The RG Outrider, also known by its original designation RG-32M light tactical vehicle (LTV), is a 4x4 multi-purpose mine-protected armoured personnel carrier (APC) manufactured by BAE Systems of South Africa. It was first introduced in early 2009 as the RG-32M LTV, and was first purchased by Ireland. The vehicle was offered to the US market the following year, re-designated as RG Outrider. It is based on, and is the successor to, the RG-32M, which was in service in Afghanistan with the coalition forces. The RG Outrider offers several improvements over its predecessor, including the addition of the V-shaped hull.

==History==
In February 2009, BAE Systems announced the introduction of a new variant of the RG-32M, named RG-32M LTV, which was put on display at the International Defence Exhibition (IDEX) the same month. The main improvement was the addition of a V-shaped hull, increasing the protection offered. BAE Systems claimed that "the RG32M is mine hardened, but the RG32M LTV is mine protected". Ireland was the first country to purchase the RG-32M LTV, acquiring 27 units for assisting peacekeeping operations. The vehicle was launched for the North American market in early 2010, with the new designation RG Outrider. The company announced in February 2010 that they had demonstrated the RG Outrider to US military commanders at the Nevada Automotive Test Center. It was exhibited at the Association of the United States Army (AUSA) winter exposition the same month. It was marketed in the United States targeting operations in Afghanistan where its predecessor, the RG-32M, has been in use with US, Swedish and Spanish forces.

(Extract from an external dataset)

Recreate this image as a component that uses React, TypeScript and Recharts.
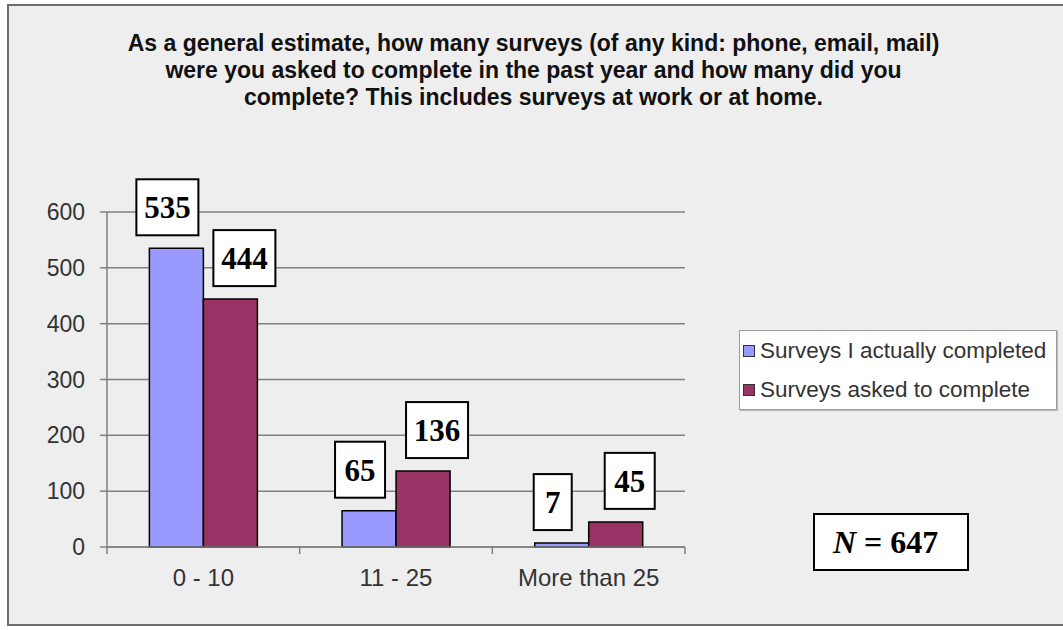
import React from 'react';
import { BarChart, Bar, XAxis, YAxis, CartesianGrid, Legend, LabelList } from 'recharts';

const categories = ['0 - 10', '11 - 25', 'More than 25'];
const completedValues = [535, 65, 7];
const askedValues = [444, 136, 45];
const yTicks = [0, 100, 200, 300, 400, 500, 600];
const seriesNames = ['Surveys I actually completed', 'Surveys asked to complete'];
const titleLines = [
  'As a general estimate, how many surveys (of any kind: phone, email, mail)',
  'were you asked to complete in the past year and how many did you',
  'complete? This includes surveys at work or at home.',
];
const sampleSize = 647;

const data = categories.map((category, i) => ({
  category,
  completed: completedValues[i],
  asked: askedValues[i],
}));

const W = 1063;
const H = 630;
const SANS = '"Liberation Sans", Arial, sans-serif';
const SERIF = '"Liberation Serif", "Times New Roman", serif';
const GRID = '#808080';

function makeValueBox(dx: number) {
  return function ValueBox(props: any) {
    const { x, y, width, value } = props;
    const text = String(value);
    const w = 26 + 12 * text.length;
    const h = 56;
    const cx = Number(x) + Number(width) / 2 + dx;
    const bottom = Number(y) - 13;
    return (
      <g>
        <rect x={cx - w / 2} y={bottom - h} width={w} height={h} fill="#fff" stroke="#000" strokeWidth={2} />
        <text x={cx} y={bottom - h / 2 + 11} textAnchor="middle" fontFamily={SERIF} fontWeight="bold" fontSize={31} fill="#000">
          {text}
        </text>
      </g>
    );
  };
}
const CompletedBox = makeValueBox(-9);
const AskedBox = makeValueBox(14);

function CategoryTick(props: any) {
  const { x, y, payload, index } = props;
  const half = payload && payload.offset ? payload.offset : 0;
  return (
    <g>
      {index === 0 && <line x1={x - half} x2={x - half} y1={y} y2={y + 7} stroke={GRID} strokeWidth={1.5} />}
      <line x1={x + half} x2={x + half} y1={y} y2={y + 7} stroke={GRID} strokeWidth={1.5} />
      <text x={x} y={y + 39} textAnchor="middle" fontFamily={SANS} fontSize={24} fill="#333">
        {payload.value}
      </text>
    </g>
  );
}

function LegendBox(props: any) {
  const { payload } = props;
  return (
    <div
      style={{
        boxSizing: 'border-box',
        width: 318,
        height: 80,
        background: '#fff',
        border: '1.5px solid #9a9a9a',
        boxShadow: '1px 1px 1px #c0c0c0',
        fontFamily: SANS,
        fontSize: 22.5,
        color: '#333',
        paddingLeft: 3,
      }}
    >
      {(payload || []).map((entry: any) => (
        <div key={entry.value} style={{ display: 'flex', alignItems: 'center', height: 39, whiteSpace: 'nowrap' }}>
          <span
            style={{
              display: 'inline-block',
              width: 10,
              height: 10,
              background: entry.color,
              border: '1px solid #333',
              marginRight: 5,
            }}
          />
          {entry.value}
        </div>
      ))}
    </div>
  );
}

export default function App() {
  return (
    <div style={{ position: 'absolute', left: 0, top: 0, width: W, height: H, background: '#fff', overflow: 'hidden' }}>
      <div
        style={{
          position: 'absolute',
          left: 7,
          top: 4,
          width: W,
          height: 622,
          boxSizing: 'border-box',
          borderTop: '2px solid #6e6e6e',
          borderLeft: '2px solid #6e6e6e',
          borderBottom: '2px solid #6e6e6e',
          background: '#eeeeee',
        }}
      />
      <div
        style={{
          position: 'absolute',
          left: 0,
          width: W + 4,
          top: 30,
          textAlign: 'center',
          fontFamily: SANS,
          fontWeight: 'bold',
          fontSize: 23,
          letterSpacing: 0,
          lineHeight: '27px',
          color: '#111',
        }}
      >
        {titleLines.map((l) => (
          <div key={l}>{l}</div>
        ))}
      </div>
      <div style={{ position: 'absolute', left: 0, top: 0 }}>
        <BarChart
          width={W}
          height={H}
          data={data}
          margin={{ top: 212, right: 378, bottom: 33, left: 47 }}
          barCategoryGap="22%"
          barGap={0}
        >
          <CartesianGrid vertical={false} stroke={GRID} strokeWidth={1.5} />
          <XAxis
            dataKey="category"
            height={50}
            axisLine={{ stroke: GRID, strokeWidth: 1.5 }}
            tickLine={false}
            tickSize={0}
            tickMargin={0}
            tick={<CategoryTick />}
            interval={0}
          />
          <YAxis
            width={60}
            domain={[0, 600]}
            ticks={yTicks}
            interval={0}
            axisLine={{ stroke: GRID, strokeWidth: 1.5 }}
            tickLine={{ stroke: GRID, strokeWidth: 1.5 }}
            tickSize={7}
            tickMargin={15}
            tick={{ fontFamily: SANS, fontSize: 23, fill: '#333' }}
          />
          <Legend
            layout="vertical"
            align="center"
            verticalAlign="middle"
            content={<LegendBox />}
            wrapperStyle={{ left: 739, top: 330, width: 318, height: 80 }}
          />
          <Bar dataKey="completed" name={seriesNames[0]} fill="#9999ff" stroke="#000" strokeWidth={1.5} isAnimationActive={false}>
            <LabelList dataKey="completed" content={<CompletedBox />} />
          </Bar>
          <Bar dataKey="asked" name={seriesNames[1]} fill="#993366" stroke="#000" strokeWidth={1.5} isAnimationActive={false}>
            <LabelList dataKey="asked" content={<AskedBox />} />
          </Bar>
        </BarChart>
      </div>
      <div
        style={{
          position: 'absolute',
          left: 813,
          top: 513,
          width: 156,
          height: 58,
          boxSizing: 'border-box',
          border: '2px solid #000',
          background: '#fff',
          fontFamily: SERIF,
          fontWeight: 'bold',
          fontSize: 32,
          lineHeight: '54px',
          paddingLeft: 18,
          color: '#000',
          whiteSpace: 'nowrap',
        }}
      >
        <i>N</i> = {sampleSize}
      </div>
    </div>
  );
}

In Irish service, the RG Outrider (known as the Light Tactical Armoured Vehicle, or LTAV) developed a reputation for poor reliability and complex maintenance requirements. Many of the vehicles saw limited usage before the Irish Defence Forces withdrew the vehicles from service in 2024, and placed the entire fleet into storage in 2026. The vehicles were later scrapped after Ukraine rejected an offer from the Irish government to supply the vehicles to the Ukrainian military.

==Features==
The RG Outrider is slightly larger than its predecessor, with the hull being 200 mm wider and 50 mm higher. In addition to the APC role, it can also be used as a command, liaison or scouting vehicle. The RG Outrider can provide ballistic protection against up to 7.62×39mm anti-personnel rounds (STANAG 4569 level 2). Anti-tank mine protection is of level 2a and 2b (under wheel and under center), and it can also provide side protection against Improvised Explosive Devices (IED). A 7.62 mm or 12.7 mm machine gun can be fitted to the weapon station on the roof.

The RG Outrider has a height of 2190 mm, and is 6000 mm long and 2205 mm wide. It has a wheelbase of 3340 mm and a ground clearance of 430 mm. Classified as a four-wheeled mine protected patrol vehicle, it has a weight of 9500 kg, and can carry 4 personnel including the driver and commander. It is powered by a Steyr M16S CI Turbo charged intercooled engine (6-cylinder, 200 kW), with 5-speed automatic transmission and four-wheel drive capability. It has a maximum speed in excess of 120 km/h, and can negotiate up to 60% gradients and 30% side-slopes. The RG Outrider also has a payload capability of 2000 kg. Its load bay allows the addition of mission specific equipment, thus allowing the vehicle to be adapted to different conditions. Commercial off-the-shelf parts have been used extensively in the vehicle, with the view that this will reduce the need for crew training and logistics problems.